Book Title: Risk, Resilience, Inequality and Environmental Law

Editor(s): Hutter, M. Bridget

Publisher: Edward Elgar Publishing

ISBN (hard cover): 9781785363795

Section: Chapter 7

Section Title: New environmental governance: adaptation, resilience and law

Author(s): Holley, Cameron; Sofronova, Ekaterina

Number of pages: 18

Abstract/Description:

This chapter critically examines the new environmental governance, a novel innovation in legal thinking and practice that offers a pathway for operationalising resilience. New governance relies heavily upon participatory dialogue and deliberation, flexibility, inclusiveness, multi-level and integrated approaches, knowledge generation and processes of learning and adaptation.
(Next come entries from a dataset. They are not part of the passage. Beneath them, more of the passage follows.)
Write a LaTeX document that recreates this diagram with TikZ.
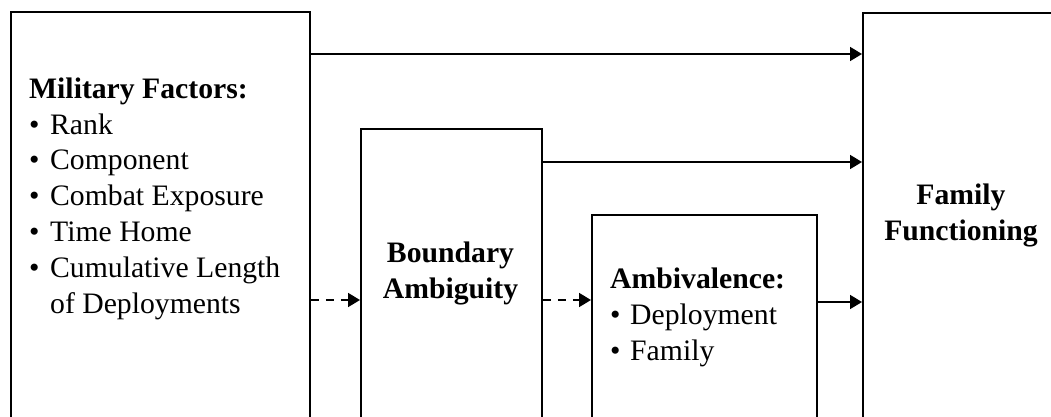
\documentclass[tikz,border=0pt]{standalone}
\usepackage{fontspec}
\setmainfont{Liberation Serif}
\usepackage{tikz}
\usetikzlibrary{positioning,shapes,arrows,arrows.meta,calc}
\newcommand{\itm}[1]{\makebox[21pt][l]{\textbullet}#1}

\begin{document}
\begin{tikzpicture}[x=1pt,y=-1pt,
    box/.style={draw,line width=1.8pt,anchor=north west,inner sep=0pt},
    txt/.style={font=\fontsize{29.7}{35.8}\selectfont,inner sep=0pt},
    flow/.style={line width=1.8pt,-{Triangle[length=12pt,width=14pt]}},
    dflow/.style={flow,dash pattern=on 8pt off 7pt}]
    \clip (0,0) rectangle (1051,416);
    \node[box,minimum width=299pt,minimum height=500pt] (mil) at (10,11) {};
    \node[box,minimum width=181pt,minimum height=400pt] (bnd) at (360,128) {};
    \node[box,minimum width=225pt,minimum height=300pt] (amb) at (591,214) {};
    \node[box,minimum width=200pt,minimum height=500pt] (fam) at (862,12) {};
    \node[txt,anchor=base west,align=left] (miltxt) at (29,313)
        {\textbf{Military Factors:}\\ \itm{Rank}\\ \itm{Component}\\
         \itm{Combat Exposure}\\ \itm{Time Home}\\ \itm{Cumulative Length}\\
         \hspace*{21pt}of Deployments};
    \node[txt,anchor=base,align=center] (bndtxt) at (450.5,298)
        {\textbf{Boundary}\\ \textbf{Ambiguity}};
    \node[txt,anchor=base west,align=left] (ambtxt) at (610,360)
        {\textbf{Ambivalence:}\\ \makebox[20pt][l]{\textbullet}Deployment\\
         \makebox[20pt][l]{\textbullet}Family};
    \node[txt,anchor=base,align=center] (famtxt) at (961,240)
        {\textbf{Family}\\ \textbf{Functioning}};
    \draw[flow] (mil.east |- 0,54) -- (fam.west |- 0,54);
    \draw[flow] (bnd.east |- 0,162) -- (fam.west |- 0,162);
    \draw[flow] (amb.east |- 0,302) -- (fam.west |- 0,302);
    \draw[dflow] (mil.east |- 0,300) -- (bnd.west |- 0,300);
    \draw[dflow] (bnd.east |- 0,300) -- (amb.west |- 0,300);
\end{tikzpicture}
\end{document}
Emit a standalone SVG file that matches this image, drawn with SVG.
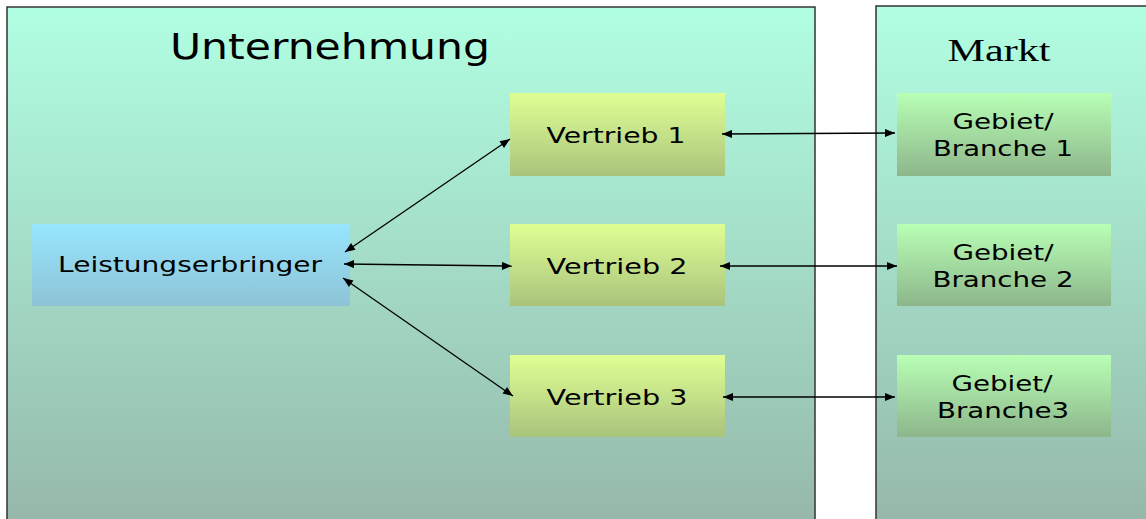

These features enable new governance to addresses many of the critical challenges demanded by resilience theory, because it explicitly seeks to allow different scopes of risk to be managed at different levels and engages a larger number of actors to facilitate experimentation and learning in the face of uncertainty. This chapter highlights the contours of the new environmental governance, its growth as a new form of legal jurisprudence, its relationship to broader resilience thinking and its position as an approach that can administer and operationalise resilience. The advantages of new governance and its limits for adaptively managing change in social and ecological systems are examined in detail. The analysis reveals that although new governance holds significant promise, it has often struggled to fulfil its adaptive and flexible aspirations and overcome barriers of unequal power and resources. It concludes by setting out emerging issues for understanding and reforming new environmental governance and its approach to managing resilience.